Quando Moraes me procurou no dia seguinte para comunicar sua desonrosa demissão do banco, depois de vinte e oito anos de serviços, fiquei indignado com o fato, mas não podia fazer nada.
Não obstante, amigo de vários executivos dos principais bancos brasileiros telefonei para o diretor de RH do Itaú para solicitar que empregasse Moraes em seu banco. Encaminhou-me ao diretor regional na Bahia, que me disse estar precisando urgentemente de um gerente para Feira de Santana, onde sua agência não deslanchava.
Moraes foi imediatamente contratado e, em pouco tempo, o Itaú passou a ser o dono da praça, enquanto o Económico despencava para a sexta colocação.

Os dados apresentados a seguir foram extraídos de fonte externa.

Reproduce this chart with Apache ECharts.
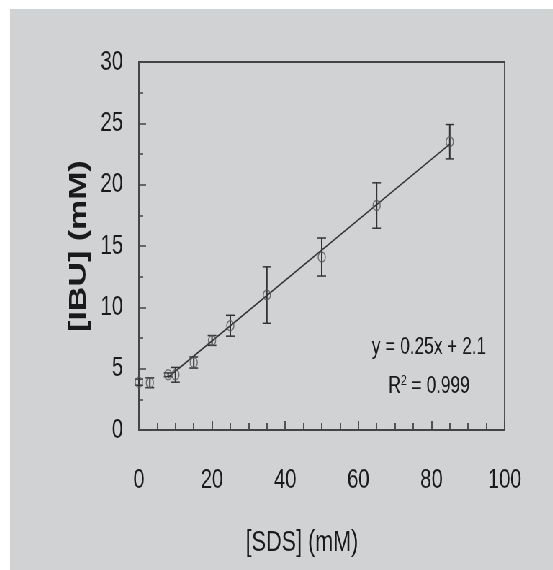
<!DOCTYPE html>
<html>
<head>
<meta charset="utf-8">
<script src="https://cdn.jsdelivr.net/npm/echarts@6/dist/echarts.min.js"></script>
<style>
html,body{margin:0;padding:0;background:#ffffff;overflow:hidden;}
#c{position:absolute;left:10px;top:9px;width:754px;height:561px;background:#d1d2d4;transform:scaleX(0.72);transform-origin:0 0;}
</style>
</head>
<body>
<div id="c"></div>
<script>
// Data
var sds = [0, 3, 8, 10, 15, 20, 25, 35, 50, 65, 85];
var ibu = [3.9, 3.85, 4.5, 4.5, 5.5, 7.3, 8.5, 11.0, 14.1, 18.3, 23.5];
var err = [0.25, 0.4, 0.15, 0.6, 0.45, 0.4, 0.85, 2.3, 1.55, 1.85, 1.4];
var fitX = [8, 85];
var fitY = [4.3, 23.3];
var xTicks = [0, 20, 40, 60, 80, 100];
var yTicks = [0, 5, 10, 15, 20, 25, 30];
var eqText = 'y = 0.25x + 2.1';
var r2Value = '0.999';

var FONT = '"Liberation Sans", Arial, sans-serif';
var pts = sds.map(function (x, i) { return [x, ibu[i]]; });
var bars = sds.map(function (x, i) { return [x, ibu[i] - err[i], ibu[i] + err[i]]; });
var fit = fitX.map(function (x, i) { return [x, fitY[i]]; });

var chart = echarts.init(document.getElementById('c'), null, {renderer: 'canvas'});
chart.setOption({
  animation: false,
  backgroundColor: '#d1d2d4',
  grid: {left: 179, top: 53, right: 67, bottom: 140, show: true, borderColor: '#444', borderWidth: 1.8, backgroundColor: 'transparent'},
  xAxis: {
    type: 'value', min: 0, max: 100, interval: 20,
    axisLine: {show: true, onZero: false, lineStyle: {color: '#444', width: 1.5}},
    axisTick: {show: true, inside: true, length: 9, lineStyle: {color: '#444', width: 1.8}},
    minorTick: {show: true, splitNumber: 4, length: 7, lineStyle: {color: '#444', width: 1.8}},
    splitLine: {show: false},
    axisLabel: {margin: 36, fontFamily: FONT, fontSize: 28, color: '#1a1a1a',
      formatter: function (v) { return xTicks.indexOf(v) >= 0 ? String(v) : ''; }},
    name: '[SDS] (mM)', nameLocation: 'middle', nameGap: 98,
    nameTextStyle: {fontFamily: FONT, fontSize: 30, color: '#1a1a1a', padding: [0, 55, 0, 0]}
  },
  yAxis: {
    type: 'value', min: 0, max: 30, interval: 5,
    axisLine: {show: true, onZero: false, lineStyle: {color: '#444', width: 1.8}},
    axisTick: {show: true, inside: true, length: 10, lineStyle: {color: '#444', width: 1.5}},
    minorTick: {show: true, splitNumber: 2, length: 6, lineStyle: {color: '#444', width: 1.5}},
    splitLine: {show: false},
    axisLabel: {margin: 22, fontFamily: FONT, fontSize: 28, color: '#1a1a1a',
      formatter: function (v) { return yTicks.indexOf(v) >= 0 ? String(v) : ''; }},
    name: '[IBU] (mM)', nameLocation: 'middle', nameGap: 66,
    nameTextStyle: {fontFamily: FONT, fontSize: 34, fontWeight: 'bold', color: '#1a1a1a'}
  },
  series: [
    {
      type: 'line', data: fit, symbol: 'none', z: 3,
      lineStyle: {color: '#333', width: 1.6}
    },
    {
      type: 'custom', data: bars, z: 4,
      renderItem: function (params, api) {
        var x = api.value(0);
        var lo = api.coord([x, api.value(1)]);
        var hi = api.coord([x, api.value(2)]);
        var hw = 6;
        return {type: 'group', children: [
          {type: 'line', shape: {x1: lo[0], y1: lo[1], x2: hi[0], y2: hi[1]}, style: {stroke: '#333', lineWidth: 2}},
          {type: 'line', shape: {x1: lo[0] - hw, y1: lo[1], x2: lo[0] + hw, y2: lo[1]}, style: {stroke: '#333', lineWidth: 1.5}},
          {type: 'line', shape: {x1: hi[0] - hw, y1: hi[1], x2: hi[0] + hw, y2: hi[1]}, style: {stroke: '#333', lineWidth: 1.5}}
        ]};
      }
    },
    {
      type: 'scatter', data: pts, z: 5,
      symbol: 'circle', symbolSize: 10,
      itemStyle: {color: 'rgba(0,0,0,0)', borderColor: '#555', borderWidth: 1.4}
    }
  ],
  graphic: [
    {type: 'text', x: 582, y: 338, style: {text: eqText, font: '24px ' + FONT, fill: '#1a1a1a', align: 'center', verticalAlign: 'middle'}},
    {type: 'text', x: 582, y: 377, style: {
      text: '{a|R}{s|2}{a| = ' + r2Value + '}',
      align: 'center', verticalAlign: 'middle',
      rich: {
        a: {fontFamily: FONT, fontSize: 24, fill: '#1a1a1a', verticalAlign: 'bottom'},
        s: {fontFamily: FONT, fontSize: 15, fill: '#1a1a1a', verticalAlign: 'top', padding: [0, 0, 10, 0]}
      }
    }}
  ]
});
</script>
</body>
</html>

Ele já não trabalha no Itaú, pois depois de alguns anos preferiu sair para cuidar de sua fazendinha, produzindo leite e queijos.
Eu me lembro perfeitamente de que, no momento em que tomei conhecimento da demissão de Moraes e, logo a seguir, do descarte dos melhores gerentes de praças onde o banco dominava o mercado, todos substituídos por jovens portadores de diplomas de curso superior, mas sem formação bancária, compreendi que o fim dos tempos estava chegando para o Económico, que seu Armagedom se aproximava.